M. K.: Nos installations sont des environnements tissés de projections. Ce qui nous passionne c’est l’insaisissable de l’image projetée, cette fragilité des apparitions, leur dépendance de la lumière, leur immatérialité. Etant donné que nous adhérons à l’idée que la réalité dite extérieure est une projection, opter pour l’image projetée comme notre médium principal, c’est en fait un choix philosophique. D’ailleurs tous les nouveaux moyens qu’on utilise actuellement dans les arts à médiation technologique, nous obligent à nous poser des questions sur la nature du “réel”.

M. VD.: A propos de ces nouveaux moyens. Alors que les femmes ont été marginales dans la création artistique - des tas de circonstances l’expliquent - on a l’impression depuis plusieurs années qu’elles s’en emparent d’une façon très vivace, très tonique. Est-ce parce qu’ils correspondent plus à leur tempérament pulsionnel?

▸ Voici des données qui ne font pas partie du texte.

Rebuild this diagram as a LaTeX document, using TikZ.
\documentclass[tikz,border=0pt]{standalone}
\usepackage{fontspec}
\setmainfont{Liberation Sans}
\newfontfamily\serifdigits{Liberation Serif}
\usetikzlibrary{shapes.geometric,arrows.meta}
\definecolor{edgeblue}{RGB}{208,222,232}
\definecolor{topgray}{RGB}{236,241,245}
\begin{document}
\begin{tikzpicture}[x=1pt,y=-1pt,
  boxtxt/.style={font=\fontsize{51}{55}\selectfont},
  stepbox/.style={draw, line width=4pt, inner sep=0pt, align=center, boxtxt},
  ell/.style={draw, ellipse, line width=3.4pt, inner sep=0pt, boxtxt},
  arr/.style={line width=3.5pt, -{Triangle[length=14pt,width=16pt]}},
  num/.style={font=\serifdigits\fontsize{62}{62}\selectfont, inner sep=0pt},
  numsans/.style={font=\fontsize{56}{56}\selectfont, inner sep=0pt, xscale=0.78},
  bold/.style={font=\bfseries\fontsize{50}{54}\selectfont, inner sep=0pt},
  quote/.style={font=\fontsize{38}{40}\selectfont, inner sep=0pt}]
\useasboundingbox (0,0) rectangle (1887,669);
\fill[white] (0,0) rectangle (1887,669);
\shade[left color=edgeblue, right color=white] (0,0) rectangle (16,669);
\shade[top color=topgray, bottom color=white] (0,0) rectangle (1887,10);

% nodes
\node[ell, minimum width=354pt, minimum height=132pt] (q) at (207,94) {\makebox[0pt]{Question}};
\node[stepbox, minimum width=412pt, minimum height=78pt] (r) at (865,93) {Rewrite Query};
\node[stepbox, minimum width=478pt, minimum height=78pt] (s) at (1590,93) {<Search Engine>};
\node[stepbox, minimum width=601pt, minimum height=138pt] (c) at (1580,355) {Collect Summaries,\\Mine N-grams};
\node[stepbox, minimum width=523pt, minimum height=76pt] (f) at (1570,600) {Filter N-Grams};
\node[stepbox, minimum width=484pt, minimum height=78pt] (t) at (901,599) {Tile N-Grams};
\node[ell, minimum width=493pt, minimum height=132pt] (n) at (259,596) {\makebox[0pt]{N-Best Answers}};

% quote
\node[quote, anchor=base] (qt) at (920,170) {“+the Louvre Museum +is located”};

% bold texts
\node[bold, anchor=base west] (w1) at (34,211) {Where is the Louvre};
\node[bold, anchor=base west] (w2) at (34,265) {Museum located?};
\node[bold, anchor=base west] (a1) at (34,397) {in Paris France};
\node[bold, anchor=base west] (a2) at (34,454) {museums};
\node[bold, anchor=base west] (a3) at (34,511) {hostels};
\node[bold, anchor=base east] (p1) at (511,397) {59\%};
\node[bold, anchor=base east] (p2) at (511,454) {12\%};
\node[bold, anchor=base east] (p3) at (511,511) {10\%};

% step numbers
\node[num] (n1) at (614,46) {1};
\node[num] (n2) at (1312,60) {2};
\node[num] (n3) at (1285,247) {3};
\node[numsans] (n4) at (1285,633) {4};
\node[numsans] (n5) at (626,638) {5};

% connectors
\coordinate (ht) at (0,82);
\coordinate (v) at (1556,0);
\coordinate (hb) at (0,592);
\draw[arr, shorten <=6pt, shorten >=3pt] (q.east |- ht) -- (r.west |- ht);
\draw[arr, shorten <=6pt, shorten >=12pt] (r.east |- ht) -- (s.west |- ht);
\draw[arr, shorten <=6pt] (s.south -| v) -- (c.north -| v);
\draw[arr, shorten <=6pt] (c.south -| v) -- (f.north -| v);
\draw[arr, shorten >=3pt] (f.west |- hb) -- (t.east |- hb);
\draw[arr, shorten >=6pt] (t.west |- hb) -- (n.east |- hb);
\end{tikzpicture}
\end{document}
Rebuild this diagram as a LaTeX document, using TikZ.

K. T.: Je pense qu’il y a un facteur socio-politique qui est que l’apparition de ces nouveaux moyens est contemporain de la grande poussée du mouvement des femmes. Cela se passe après 68, dans les années 70 et ce n’est pas un hasard si au moment où une nouvelle conscience, une nouvelle dynamique s’est manifestée chez les femmes, marquée fortement par la quête de “langages”, que l’on a dû s’emparer de moyens qui étaient naissants à ce moment là, qui n’avaient pas d’histoire derrière eux, pas de langage constitué. C’était comme une équation naturelle. C’était dans l’air. Même si la communication entre le mouvement des femmes et la recherche artistique n’a pas toujours été évidente.

M. VD.: Par rapport à la nature du Rêve d’Electra. Est-ce que c’est un regard vers le passé ou vers l’avenir?

M. K.: C’est un regard cyclique. Le renvoi miroirique entre le passé et l’avenir est constant.

K.T.: Ta question me fait penser à cette phrase de Borges: “Le présent est indéfini... l’avenir n’a pas de réalité autre que celle d’un espoir présent... le passé n’a pas de réalité autre que celle d’un souvenir présent...”

M. VD.: Ce n’est pas la première fois que vous mettez en situation un personnage endormi...

K. T.: Il y a eu l’Hermaphrodite endormi/e à La Biennale de Paris. Là aussi un corps endormi rayonnait tout un environnement d’images. Le sommeil c’est le lieu du rêve. C’est le théâtre des transformations. Dans une autre de nos œuvres, Orlando, d’après Virginia Woolf, le héro change de sexe au cours de son sommeil. Tous les possibles sont réalisables dans le rêve puisque l’opacité physique du monde de l’éveil ne fait plus obstacle. La loi de la causalité ne fonctionne pas, aucune des lois de la physique Newtonienne n’y fonctionne, le temps peut devenir un réseau de temps divergents, convergents et parallèles comme dans ce jardin de Borges ou dans cette interprétation de la mécanique quantique par Everett et Wheeler qui postulent l’existence de plusieurs mondes parallèles. En fin de compte, le rêve c’est ce qui met en échec le pouvoir absolu que notre culture confère au monde dit extérieur ou réel, qui n’est, semble-t-il, qu’une construction, parmi d’autres, de la conscience. C’est ce que les orientaux, les aborigènes et les amérindiens disent depuis toujours, mais la pensée occidentale dominante a dû attendre les preuves de la nouvelle physique pour commencer à considérer cette éventualité.

M. K.: Le sommeil met en jeu une double, ou une multiple, existence. Pendant que le corps se repose, nous voyageons, nous traversons le temps et l’espace, nous traversons notre propre histoire dans toutes les directions, à rebours ou en la devançant. Le sommeil c’est l’état charismatique qui nous ouvre à notre propre transparence et à la transparence du monde.